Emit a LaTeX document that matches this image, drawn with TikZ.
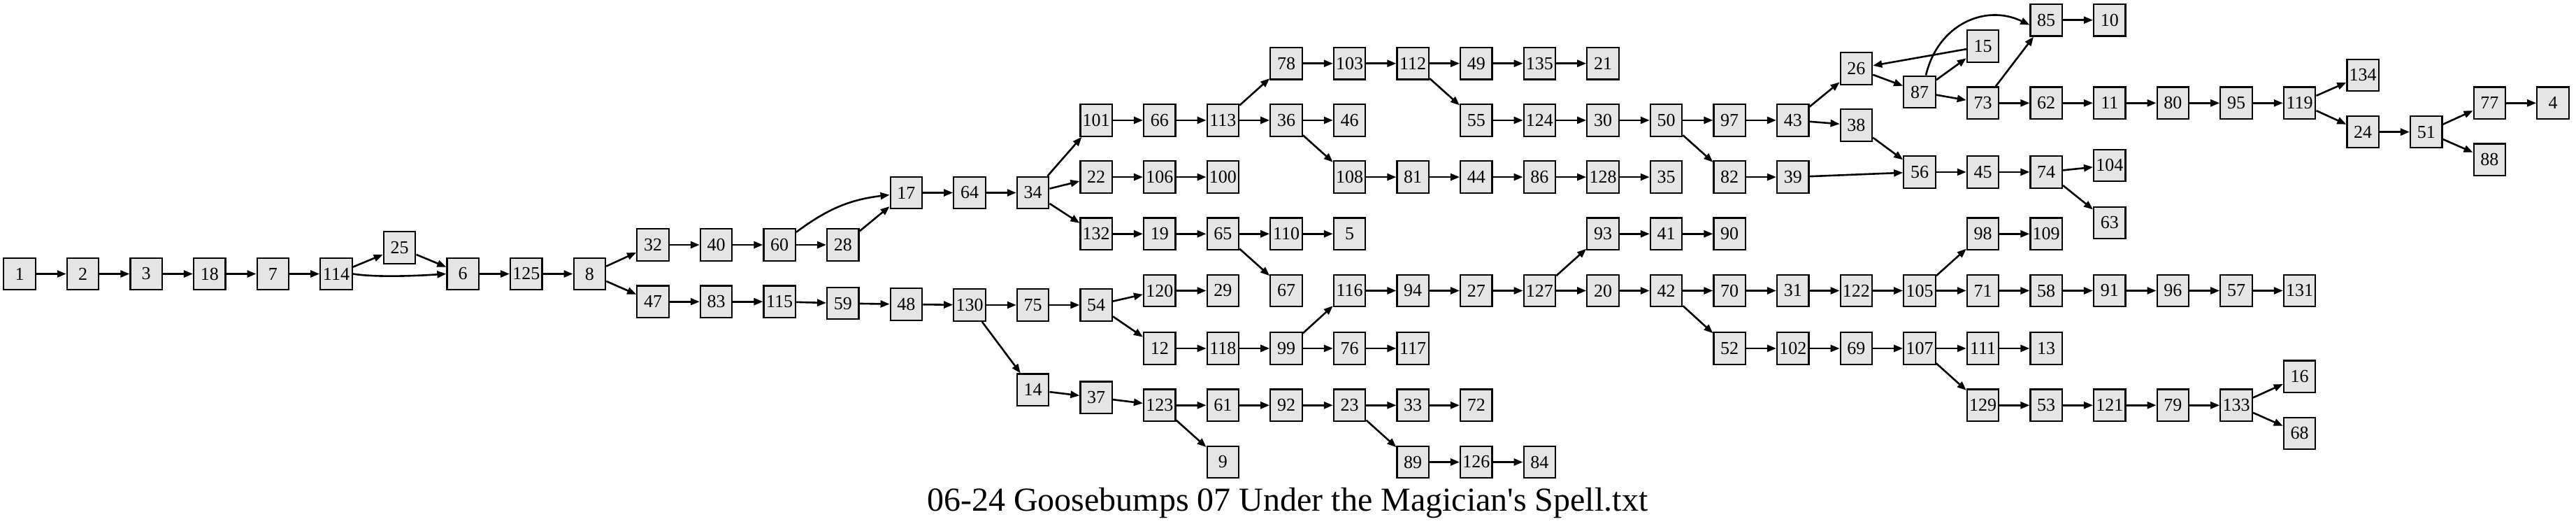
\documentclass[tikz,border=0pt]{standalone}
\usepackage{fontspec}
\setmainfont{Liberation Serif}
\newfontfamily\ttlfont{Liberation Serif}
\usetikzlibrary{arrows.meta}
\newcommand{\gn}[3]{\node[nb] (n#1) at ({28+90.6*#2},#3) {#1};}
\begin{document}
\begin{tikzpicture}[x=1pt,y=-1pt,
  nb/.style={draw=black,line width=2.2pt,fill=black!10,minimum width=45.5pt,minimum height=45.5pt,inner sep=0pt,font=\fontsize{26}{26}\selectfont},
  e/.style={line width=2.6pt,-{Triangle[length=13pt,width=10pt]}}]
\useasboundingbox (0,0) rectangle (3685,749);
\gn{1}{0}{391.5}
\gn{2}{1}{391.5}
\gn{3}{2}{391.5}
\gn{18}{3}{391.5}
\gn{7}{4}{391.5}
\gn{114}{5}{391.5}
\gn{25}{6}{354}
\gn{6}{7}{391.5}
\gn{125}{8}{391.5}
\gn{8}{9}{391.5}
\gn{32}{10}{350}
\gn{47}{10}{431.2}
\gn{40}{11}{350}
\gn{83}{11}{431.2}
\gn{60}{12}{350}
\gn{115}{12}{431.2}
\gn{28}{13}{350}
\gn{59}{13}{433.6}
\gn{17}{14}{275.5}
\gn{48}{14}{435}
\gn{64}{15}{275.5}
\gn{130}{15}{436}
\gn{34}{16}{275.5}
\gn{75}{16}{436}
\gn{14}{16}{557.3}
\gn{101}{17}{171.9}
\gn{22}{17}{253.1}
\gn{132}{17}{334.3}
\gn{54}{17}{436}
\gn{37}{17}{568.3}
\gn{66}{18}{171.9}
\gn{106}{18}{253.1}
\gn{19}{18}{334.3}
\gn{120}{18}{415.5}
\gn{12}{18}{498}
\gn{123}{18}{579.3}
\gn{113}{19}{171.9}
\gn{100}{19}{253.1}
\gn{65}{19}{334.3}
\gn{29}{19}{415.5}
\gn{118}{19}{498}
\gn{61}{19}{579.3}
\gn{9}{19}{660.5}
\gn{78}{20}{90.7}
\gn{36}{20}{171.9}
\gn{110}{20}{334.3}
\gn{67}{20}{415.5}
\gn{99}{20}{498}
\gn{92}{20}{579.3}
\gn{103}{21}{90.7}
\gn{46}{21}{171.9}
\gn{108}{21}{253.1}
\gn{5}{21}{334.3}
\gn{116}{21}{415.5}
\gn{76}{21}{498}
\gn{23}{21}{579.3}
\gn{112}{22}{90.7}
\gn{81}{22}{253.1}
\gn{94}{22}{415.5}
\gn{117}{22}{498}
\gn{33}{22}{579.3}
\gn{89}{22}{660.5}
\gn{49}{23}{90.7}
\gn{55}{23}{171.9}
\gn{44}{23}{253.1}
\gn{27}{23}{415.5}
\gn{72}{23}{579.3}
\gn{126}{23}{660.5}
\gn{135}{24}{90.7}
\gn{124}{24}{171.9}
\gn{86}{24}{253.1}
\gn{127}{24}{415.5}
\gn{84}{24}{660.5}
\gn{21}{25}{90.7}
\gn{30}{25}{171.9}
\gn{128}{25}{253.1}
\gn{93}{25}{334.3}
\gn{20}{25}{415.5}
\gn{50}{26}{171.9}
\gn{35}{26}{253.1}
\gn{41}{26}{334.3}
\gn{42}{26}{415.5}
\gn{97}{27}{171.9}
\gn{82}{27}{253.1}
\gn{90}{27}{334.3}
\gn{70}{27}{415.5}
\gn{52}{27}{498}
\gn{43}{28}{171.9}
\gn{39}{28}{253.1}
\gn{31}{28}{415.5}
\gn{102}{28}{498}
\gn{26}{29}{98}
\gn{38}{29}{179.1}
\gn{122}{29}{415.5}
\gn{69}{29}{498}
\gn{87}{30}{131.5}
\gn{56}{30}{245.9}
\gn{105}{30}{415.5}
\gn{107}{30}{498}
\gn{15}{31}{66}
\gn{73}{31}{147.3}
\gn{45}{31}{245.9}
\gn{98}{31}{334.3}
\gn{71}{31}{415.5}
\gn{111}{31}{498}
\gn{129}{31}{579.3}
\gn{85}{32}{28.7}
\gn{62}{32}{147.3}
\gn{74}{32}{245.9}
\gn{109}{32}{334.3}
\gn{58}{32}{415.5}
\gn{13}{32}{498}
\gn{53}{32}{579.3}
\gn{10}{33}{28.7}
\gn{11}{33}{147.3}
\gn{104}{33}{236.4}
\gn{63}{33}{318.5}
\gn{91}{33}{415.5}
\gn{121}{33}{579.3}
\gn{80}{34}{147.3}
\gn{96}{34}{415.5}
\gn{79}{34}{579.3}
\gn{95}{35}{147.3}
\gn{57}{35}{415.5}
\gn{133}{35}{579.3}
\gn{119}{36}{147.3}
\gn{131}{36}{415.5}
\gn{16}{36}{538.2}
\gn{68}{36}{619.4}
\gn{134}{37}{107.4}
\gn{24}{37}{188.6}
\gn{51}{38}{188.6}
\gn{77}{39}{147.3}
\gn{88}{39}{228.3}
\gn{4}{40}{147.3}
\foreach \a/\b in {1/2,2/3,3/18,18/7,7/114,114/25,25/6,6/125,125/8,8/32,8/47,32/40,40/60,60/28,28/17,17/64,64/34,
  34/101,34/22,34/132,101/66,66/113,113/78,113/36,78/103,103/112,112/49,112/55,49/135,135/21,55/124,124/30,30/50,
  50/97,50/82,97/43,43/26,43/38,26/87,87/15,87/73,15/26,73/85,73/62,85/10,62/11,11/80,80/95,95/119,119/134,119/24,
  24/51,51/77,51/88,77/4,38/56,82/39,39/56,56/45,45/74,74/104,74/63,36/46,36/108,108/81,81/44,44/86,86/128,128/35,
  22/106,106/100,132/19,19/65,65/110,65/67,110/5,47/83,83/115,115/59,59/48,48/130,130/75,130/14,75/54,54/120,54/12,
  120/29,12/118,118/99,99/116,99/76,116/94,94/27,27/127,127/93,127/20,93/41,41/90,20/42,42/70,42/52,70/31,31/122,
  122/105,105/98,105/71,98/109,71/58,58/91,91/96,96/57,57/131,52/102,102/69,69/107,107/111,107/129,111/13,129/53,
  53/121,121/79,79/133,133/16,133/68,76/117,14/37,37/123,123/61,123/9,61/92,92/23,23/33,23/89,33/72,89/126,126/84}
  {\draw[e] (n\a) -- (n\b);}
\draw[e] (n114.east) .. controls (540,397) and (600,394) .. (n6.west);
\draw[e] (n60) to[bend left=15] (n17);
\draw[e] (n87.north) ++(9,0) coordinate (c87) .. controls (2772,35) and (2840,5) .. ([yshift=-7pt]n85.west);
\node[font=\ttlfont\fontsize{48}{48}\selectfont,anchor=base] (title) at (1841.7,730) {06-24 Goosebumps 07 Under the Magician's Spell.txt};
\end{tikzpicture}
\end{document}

## PROBLEM DESCRIPTION
Leave out the pictures and restate everything else word for word.

## FINISHED EXERCISE
Emit a LaTeX document that matches this image, drawn with TikZ.
\documentclass[tikz,border=0pt]{standalone}
\usepackage{fontspec}
\setmainfont{Liberation Serif}
\newfontfamily\ttlfont{Liberation Serif}
\usetikzlibrary{arrows.meta}
\newcommand{\gn}[3]{\node[nb] (n#1) at ({28+90.6*#2},#3) {#1};}
\begin{document}
\begin{tikzpicture}[x=1pt,y=-1pt,
  nb/.style={draw=black,line width=2.2pt,fill=black!10,minimum width=45.5pt,minimum height=45.5pt,inner sep=0pt,font=\fontsize{26}{26}\selectfont},
  e/.style={line width=2.6pt,-{Triangle[length=13pt,width=10pt]}}]
\useasboundingbox (0,0) rectangle (3685,749);
\gn{1}{0}{391.5}
\gn{2}{1}{391.5}
\gn{3}{2}{391.5}
\gn{18}{3}{391.5}
\gn{7}{4}{391.5}
\gn{114}{5}{391.5}
\gn{25}{6}{354}
\gn{6}{7}{391.5}
\gn{125}{8}{391.5}
\gn{8}{9}{391.5}
\gn{32}{10}{350}
\gn{47}{10}{431.2}
\gn{40}{11}{350}
\gn{83}{11}{431.2}
\gn{60}{12}{350}
\gn{115}{12}{431.2}
\gn{28}{13}{350}
\gn{59}{13}{433.6}
\gn{17}{14}{275.5}
\gn{48}{14}{435}
\gn{64}{15}{275.5}
\gn{130}{15}{436}
\gn{34}{16}{275.5}
\gn{75}{16}{436}
\gn{14}{16}{557.3}
\gn{101}{17}{171.9}
\gn{22}{17}{253.1}
\gn{132}{17}{334.3}
\gn{54}{17}{436}
\gn{37}{17}{568.3}
\gn{66}{18}{171.9}
\gn{106}{18}{253.1}
\gn{19}{18}{334.3}
\gn{120}{18}{415.5}
\gn{12}{18}{498}
\gn{123}{18}{579.3}
\gn{113}{19}{171.9}
\gn{100}{19}{253.1}
\gn{65}{19}{334.3}
\gn{29}{19}{415.5}
\gn{118}{19}{498}
\gn{61}{19}{579.3}
\gn{9}{19}{660.5}
\gn{78}{20}{90.7}
\gn{36}{20}{171.9}
\gn{110}{20}{334.3}
\gn{67}{20}{415.5}
\gn{99}{20}{498}
\gn{92}{20}{579.3}
\gn{103}{21}{90.7}
\gn{46}{21}{171.9}
\gn{108}{21}{253.1}
\gn{5}{21}{334.3}
\gn{116}{21}{415.5}
\gn{76}{21}{498}
\gn{23}{21}{579.3}
\gn{112}{22}{90.7}
\gn{81}{22}{253.1}
\gn{94}{22}{415.5}
\gn{117}{22}{498}
\gn{33}{22}{579.3}
\gn{89}{22}{660.5}
\gn{49}{23}{90.7}
\gn{55}{23}{171.9}
\gn{44}{23}{253.1}
\gn{27}{23}{415.5}
\gn{72}{23}{579.3}
\gn{126}{23}{660.5}
\gn{135}{24}{90.7}
\gn{124}{24}{171.9}
\gn{86}{24}{253.1}
\gn{127}{24}{415.5}
\gn{84}{24}{660.5}
\gn{21}{25}{90.7}
\gn{30}{25}{171.9}
\gn{128}{25}{253.1}
\gn{93}{25}{334.3}
\gn{20}{25}{415.5}
\gn{50}{26}{171.9}
\gn{35}{26}{253.1}
\gn{41}{26}{334.3}
\gn{42}{26}{415.5}
\gn{97}{27}{171.9}
\gn{82}{27}{253.1}
\gn{90}{27}{334.3}
\gn{70}{27}{415.5}
\gn{52}{27}{498}
\gn{43}{28}{171.9}
\gn{39}{28}{253.1}
\gn{31}{28}{415.5}
\gn{102}{28}{498}
\gn{26}{29}{98}
\gn{38}{29}{179.1}
\gn{122}{29}{415.5}
\gn{69}{29}{498}
\gn{87}{30}{131.5}
\gn{56}{30}{245.9}
\gn{105}{30}{415.5}
\gn{107}{30}{498}
\gn{15}{31}{66}
\gn{73}{31}{147.3}
\gn{45}{31}{245.9}
\gn{98}{31}{334.3}
\gn{71}{31}{415.5}
\gn{111}{31}{498}
\gn{129}{31}{579.3}
\gn{85}{32}{28.7}
\gn{62}{32}{147.3}
\gn{74}{32}{245.9}
\gn{109}{32}{334.3}
\gn{58}{32}{415.5}
\gn{13}{32}{498}
\gn{53}{32}{579.3}
\gn{10}{33}{28.7}
\gn{11}{33}{147.3}
\gn{104}{33}{236.4}
\gn{63}{33}{318.5}
\gn{91}{33}{415.5}
\gn{121}{33}{579.3}
\gn{80}{34}{147.3}
\gn{96}{34}{415.5}
\gn{79}{34}{579.3}
\gn{95}{35}{147.3}
\gn{57}{35}{415.5}
\gn{133}{35}{579.3}
\gn{119}{36}{147.3}
\gn{131}{36}{415.5}
\gn{16}{36}{538.2}
\gn{68}{36}{619.4}
\gn{134}{37}{107.4}
\gn{24}{37}{188.6}
\gn{51}{38}{188.6}
\gn{77}{39}{147.3}
\gn{88}{39}{228.3}
\gn{4}{40}{147.3}
\foreach \a/\b in {1/2,2/3,3/18,18/7,7/114,114/25,25/6,6/125,125/8,8/32,8/47,32/40,40/60,60/28,28/17,17/64,64/34,
  34/101,34/22,34/132,101/66,66/113,113/78,113/36,78/103,103/112,112/49,112/55,49/135,135/21,55/124,124/30,30/50,
  50/97,50/82,97/43,43/26,43/38,26/87,87/15,87/73,15/26,73/85,73/62,85/10,62/11,11/80,80/95,95/119,119/134,119/24,
  24/51,51/77,51/88,77/4,38/56,82/39,39/56,56/45,45/74,74/104,74/63,36/46,36/108,108/81,81/44,44/86,86/128,128/35,
  22/106,106/100,132/19,19/65,65/110,65/67,110/5,47/83,83/115,115/59,59/48,48/130,130/75,130/14,75/54,54/120,54/12,
  120/29,12/118,118/99,99/116,99/76,116/94,94/27,27/127,127/93,127/20,93/41,41/90,20/42,42/70,42/52,70/31,31/122,
  122/105,105/98,105/71,98/109,71/58,58/91,91/96,96/57,57/131,52/102,102/69,69/107,107/111,107/129,111/13,129/53,
  53/121,121/79,79/133,133/16,133/68,76/117,14/37,37/123,123/61,123/9,61/92,92/23,23/33,23/89,33/72,89/126,126/84}
  {\draw[e] (n\a) -- (n\b);}
\draw[e] (n114.east) .. controls (540,397) and (600,394) .. (n6.west);
\draw[e] (n60) to[bend left=15] (n17);
\draw[e] (n87.north) ++(9,0) coordinate (c87) .. controls (2772,35) and (2840,5) .. ([yshift=-7pt]n85.west);
\node[font=\ttlfont\fontsize{48}{48}\selectfont,anchor=base] (title) at (1841.7,730) {06-24 Goosebumps 07 Under the Magician's Spell.txt};
\end{tikzpicture}
\end{document}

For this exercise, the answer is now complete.